INSTRUCTIONS TO FOLLOW
Collect the lines of the entries where "that" shows up.

SUPPLIED ENTRIES
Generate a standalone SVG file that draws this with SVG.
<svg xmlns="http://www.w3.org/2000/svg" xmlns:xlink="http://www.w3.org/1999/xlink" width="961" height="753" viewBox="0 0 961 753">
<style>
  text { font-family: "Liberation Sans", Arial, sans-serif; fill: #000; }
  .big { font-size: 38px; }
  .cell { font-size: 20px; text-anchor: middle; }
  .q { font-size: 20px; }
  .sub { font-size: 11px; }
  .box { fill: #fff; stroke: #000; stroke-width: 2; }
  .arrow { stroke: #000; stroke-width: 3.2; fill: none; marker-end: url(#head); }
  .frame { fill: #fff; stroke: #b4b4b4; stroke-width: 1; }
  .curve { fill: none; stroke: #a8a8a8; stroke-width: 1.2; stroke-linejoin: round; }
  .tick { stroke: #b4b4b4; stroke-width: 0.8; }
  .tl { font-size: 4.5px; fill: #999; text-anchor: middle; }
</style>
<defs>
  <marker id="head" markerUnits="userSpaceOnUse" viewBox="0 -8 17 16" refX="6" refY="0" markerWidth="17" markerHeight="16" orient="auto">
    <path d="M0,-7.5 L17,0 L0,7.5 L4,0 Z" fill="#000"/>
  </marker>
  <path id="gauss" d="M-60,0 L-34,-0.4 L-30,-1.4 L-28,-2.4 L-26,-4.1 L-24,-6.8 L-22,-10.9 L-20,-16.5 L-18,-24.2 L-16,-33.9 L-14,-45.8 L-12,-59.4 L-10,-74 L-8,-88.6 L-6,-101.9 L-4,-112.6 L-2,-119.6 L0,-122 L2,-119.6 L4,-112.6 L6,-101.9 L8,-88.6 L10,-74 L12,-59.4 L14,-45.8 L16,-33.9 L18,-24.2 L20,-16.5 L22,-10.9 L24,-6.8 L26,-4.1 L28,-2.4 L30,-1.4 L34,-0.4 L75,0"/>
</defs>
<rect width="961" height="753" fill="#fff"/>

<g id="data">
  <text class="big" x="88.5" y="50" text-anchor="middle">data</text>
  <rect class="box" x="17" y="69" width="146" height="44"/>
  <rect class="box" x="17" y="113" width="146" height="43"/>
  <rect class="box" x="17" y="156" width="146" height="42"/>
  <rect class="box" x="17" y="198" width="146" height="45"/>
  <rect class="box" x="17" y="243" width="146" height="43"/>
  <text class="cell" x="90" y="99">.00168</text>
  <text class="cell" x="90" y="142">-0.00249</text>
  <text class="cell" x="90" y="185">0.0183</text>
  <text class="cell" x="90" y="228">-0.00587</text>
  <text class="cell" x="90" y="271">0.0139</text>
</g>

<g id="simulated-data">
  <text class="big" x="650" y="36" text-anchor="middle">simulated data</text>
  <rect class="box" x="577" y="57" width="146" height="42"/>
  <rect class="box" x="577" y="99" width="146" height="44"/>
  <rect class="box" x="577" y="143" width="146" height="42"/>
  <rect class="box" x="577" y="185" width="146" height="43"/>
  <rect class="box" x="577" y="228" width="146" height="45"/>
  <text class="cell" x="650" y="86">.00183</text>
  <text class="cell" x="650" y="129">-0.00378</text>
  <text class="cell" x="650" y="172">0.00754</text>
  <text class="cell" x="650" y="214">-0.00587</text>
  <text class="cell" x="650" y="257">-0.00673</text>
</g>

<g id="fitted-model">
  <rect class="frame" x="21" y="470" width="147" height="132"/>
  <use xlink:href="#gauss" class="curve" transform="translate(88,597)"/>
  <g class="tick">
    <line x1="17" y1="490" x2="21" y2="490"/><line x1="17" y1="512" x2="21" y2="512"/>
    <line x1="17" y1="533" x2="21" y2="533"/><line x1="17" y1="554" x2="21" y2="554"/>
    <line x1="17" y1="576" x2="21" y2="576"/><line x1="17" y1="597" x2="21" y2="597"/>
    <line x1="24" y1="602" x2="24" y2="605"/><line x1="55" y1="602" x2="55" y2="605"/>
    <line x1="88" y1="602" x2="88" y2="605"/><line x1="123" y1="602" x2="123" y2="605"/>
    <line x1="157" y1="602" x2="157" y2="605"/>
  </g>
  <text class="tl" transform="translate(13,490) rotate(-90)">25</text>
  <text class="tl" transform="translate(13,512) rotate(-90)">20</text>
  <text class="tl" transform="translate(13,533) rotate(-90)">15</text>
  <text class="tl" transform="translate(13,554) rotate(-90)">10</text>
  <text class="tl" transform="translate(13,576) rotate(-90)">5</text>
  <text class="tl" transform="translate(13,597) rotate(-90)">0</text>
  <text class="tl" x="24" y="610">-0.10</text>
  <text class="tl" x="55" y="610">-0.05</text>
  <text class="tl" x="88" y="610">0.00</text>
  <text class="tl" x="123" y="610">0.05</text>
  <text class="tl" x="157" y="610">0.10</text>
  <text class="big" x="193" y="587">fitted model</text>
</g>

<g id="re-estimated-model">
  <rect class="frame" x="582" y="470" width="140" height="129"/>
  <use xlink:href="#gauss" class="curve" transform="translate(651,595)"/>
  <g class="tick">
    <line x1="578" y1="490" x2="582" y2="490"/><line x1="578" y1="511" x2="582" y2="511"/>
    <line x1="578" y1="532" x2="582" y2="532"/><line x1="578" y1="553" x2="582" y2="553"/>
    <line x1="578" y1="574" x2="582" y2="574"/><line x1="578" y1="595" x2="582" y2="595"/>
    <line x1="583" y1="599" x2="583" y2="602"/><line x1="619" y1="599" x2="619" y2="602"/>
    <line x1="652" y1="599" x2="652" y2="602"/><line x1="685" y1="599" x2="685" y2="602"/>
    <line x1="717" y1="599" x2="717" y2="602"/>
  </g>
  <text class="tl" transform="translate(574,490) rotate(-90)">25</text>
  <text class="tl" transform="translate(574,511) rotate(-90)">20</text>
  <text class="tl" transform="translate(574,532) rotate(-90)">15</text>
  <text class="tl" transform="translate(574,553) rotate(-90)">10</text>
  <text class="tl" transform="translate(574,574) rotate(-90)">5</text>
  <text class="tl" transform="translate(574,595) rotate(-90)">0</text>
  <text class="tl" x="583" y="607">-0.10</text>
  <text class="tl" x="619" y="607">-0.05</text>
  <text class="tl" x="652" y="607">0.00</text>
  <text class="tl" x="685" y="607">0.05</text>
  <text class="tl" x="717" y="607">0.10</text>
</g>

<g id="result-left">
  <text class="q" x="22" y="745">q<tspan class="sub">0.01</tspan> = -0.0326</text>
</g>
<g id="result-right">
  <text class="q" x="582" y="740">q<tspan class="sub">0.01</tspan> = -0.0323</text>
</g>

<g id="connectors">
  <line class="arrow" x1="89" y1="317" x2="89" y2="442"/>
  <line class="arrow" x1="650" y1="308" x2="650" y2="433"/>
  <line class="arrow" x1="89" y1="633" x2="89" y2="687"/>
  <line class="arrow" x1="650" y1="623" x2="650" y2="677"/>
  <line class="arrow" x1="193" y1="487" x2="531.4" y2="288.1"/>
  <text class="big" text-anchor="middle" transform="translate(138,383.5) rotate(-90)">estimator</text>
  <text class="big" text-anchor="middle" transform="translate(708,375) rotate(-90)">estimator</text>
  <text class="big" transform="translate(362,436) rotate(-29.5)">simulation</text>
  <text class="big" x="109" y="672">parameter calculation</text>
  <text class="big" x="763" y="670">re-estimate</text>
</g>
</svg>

---

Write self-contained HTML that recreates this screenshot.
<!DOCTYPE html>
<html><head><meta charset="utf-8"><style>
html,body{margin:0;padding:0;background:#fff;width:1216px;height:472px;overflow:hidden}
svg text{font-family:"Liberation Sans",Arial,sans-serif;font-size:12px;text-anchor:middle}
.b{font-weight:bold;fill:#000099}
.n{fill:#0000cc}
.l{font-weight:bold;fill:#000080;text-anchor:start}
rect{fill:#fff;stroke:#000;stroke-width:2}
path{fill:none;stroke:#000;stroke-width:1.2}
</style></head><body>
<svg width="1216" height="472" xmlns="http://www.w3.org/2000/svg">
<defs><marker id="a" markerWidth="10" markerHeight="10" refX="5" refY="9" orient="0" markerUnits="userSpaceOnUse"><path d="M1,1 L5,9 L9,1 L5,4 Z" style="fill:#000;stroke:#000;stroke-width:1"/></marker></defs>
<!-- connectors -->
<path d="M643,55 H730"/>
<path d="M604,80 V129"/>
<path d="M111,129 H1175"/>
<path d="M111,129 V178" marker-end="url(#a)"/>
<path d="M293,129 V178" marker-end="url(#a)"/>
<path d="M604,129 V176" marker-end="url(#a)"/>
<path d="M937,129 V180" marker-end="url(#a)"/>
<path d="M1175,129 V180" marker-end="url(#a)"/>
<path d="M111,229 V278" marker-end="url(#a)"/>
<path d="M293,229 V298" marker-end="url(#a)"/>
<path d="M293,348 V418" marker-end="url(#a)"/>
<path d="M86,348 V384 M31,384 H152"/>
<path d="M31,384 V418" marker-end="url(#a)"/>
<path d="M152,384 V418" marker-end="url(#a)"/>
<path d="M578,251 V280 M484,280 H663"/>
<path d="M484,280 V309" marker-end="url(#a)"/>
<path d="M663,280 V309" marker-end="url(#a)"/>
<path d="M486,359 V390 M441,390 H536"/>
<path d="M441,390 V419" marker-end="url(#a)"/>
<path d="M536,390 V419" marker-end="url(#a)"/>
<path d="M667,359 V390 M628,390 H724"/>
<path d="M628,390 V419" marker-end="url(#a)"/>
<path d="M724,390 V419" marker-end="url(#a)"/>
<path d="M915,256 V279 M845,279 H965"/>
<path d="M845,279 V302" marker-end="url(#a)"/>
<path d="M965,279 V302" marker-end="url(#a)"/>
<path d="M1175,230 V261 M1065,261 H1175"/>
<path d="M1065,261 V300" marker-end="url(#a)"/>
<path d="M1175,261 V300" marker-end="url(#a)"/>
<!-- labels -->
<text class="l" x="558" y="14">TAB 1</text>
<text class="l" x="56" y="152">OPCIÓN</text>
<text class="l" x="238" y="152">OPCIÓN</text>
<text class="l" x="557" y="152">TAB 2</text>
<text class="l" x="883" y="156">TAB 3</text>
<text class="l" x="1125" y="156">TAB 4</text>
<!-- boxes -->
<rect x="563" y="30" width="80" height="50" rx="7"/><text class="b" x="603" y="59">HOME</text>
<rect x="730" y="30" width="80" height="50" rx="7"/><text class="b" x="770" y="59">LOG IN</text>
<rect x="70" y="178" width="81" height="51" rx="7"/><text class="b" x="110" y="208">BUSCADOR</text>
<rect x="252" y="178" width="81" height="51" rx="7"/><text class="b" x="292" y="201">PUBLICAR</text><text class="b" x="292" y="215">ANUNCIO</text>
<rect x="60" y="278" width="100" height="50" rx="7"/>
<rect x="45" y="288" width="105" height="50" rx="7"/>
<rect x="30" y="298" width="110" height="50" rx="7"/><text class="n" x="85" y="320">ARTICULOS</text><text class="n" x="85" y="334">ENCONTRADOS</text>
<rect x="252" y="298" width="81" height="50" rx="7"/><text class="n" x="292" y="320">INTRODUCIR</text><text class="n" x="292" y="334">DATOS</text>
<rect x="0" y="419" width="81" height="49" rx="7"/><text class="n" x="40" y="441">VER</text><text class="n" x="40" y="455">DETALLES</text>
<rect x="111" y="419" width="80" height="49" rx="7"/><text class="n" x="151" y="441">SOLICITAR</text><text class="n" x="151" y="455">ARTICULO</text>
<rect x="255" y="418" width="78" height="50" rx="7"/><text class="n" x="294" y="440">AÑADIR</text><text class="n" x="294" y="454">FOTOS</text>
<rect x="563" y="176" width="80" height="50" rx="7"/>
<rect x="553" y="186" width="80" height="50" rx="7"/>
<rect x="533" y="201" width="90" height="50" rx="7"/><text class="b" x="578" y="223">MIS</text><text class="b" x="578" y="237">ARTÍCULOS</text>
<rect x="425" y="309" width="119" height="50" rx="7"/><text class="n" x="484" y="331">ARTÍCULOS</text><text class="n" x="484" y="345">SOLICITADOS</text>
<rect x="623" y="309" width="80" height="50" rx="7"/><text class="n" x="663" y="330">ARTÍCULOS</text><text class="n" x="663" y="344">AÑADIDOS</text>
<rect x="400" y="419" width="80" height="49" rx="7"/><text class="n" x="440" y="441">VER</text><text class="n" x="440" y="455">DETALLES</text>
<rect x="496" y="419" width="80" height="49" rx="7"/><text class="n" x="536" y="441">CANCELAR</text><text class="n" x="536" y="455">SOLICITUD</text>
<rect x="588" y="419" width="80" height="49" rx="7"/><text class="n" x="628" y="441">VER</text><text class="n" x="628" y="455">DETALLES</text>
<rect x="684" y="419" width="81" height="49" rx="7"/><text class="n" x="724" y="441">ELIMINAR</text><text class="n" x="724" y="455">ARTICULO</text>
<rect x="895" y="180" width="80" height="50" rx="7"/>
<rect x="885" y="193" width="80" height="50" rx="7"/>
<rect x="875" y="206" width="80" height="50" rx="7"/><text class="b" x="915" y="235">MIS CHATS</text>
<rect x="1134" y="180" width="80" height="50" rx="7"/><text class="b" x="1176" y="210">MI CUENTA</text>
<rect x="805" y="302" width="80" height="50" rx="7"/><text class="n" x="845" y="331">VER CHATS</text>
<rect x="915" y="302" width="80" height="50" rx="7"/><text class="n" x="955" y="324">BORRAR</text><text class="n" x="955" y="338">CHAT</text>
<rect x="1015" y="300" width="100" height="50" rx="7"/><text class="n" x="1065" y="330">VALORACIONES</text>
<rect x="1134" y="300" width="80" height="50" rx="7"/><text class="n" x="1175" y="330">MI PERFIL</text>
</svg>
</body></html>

RESULT FOR THIS EXERCISE
Generate a standalone SVG file that draws this with SVG.
Write self-contained HTML that recreates this screenshot.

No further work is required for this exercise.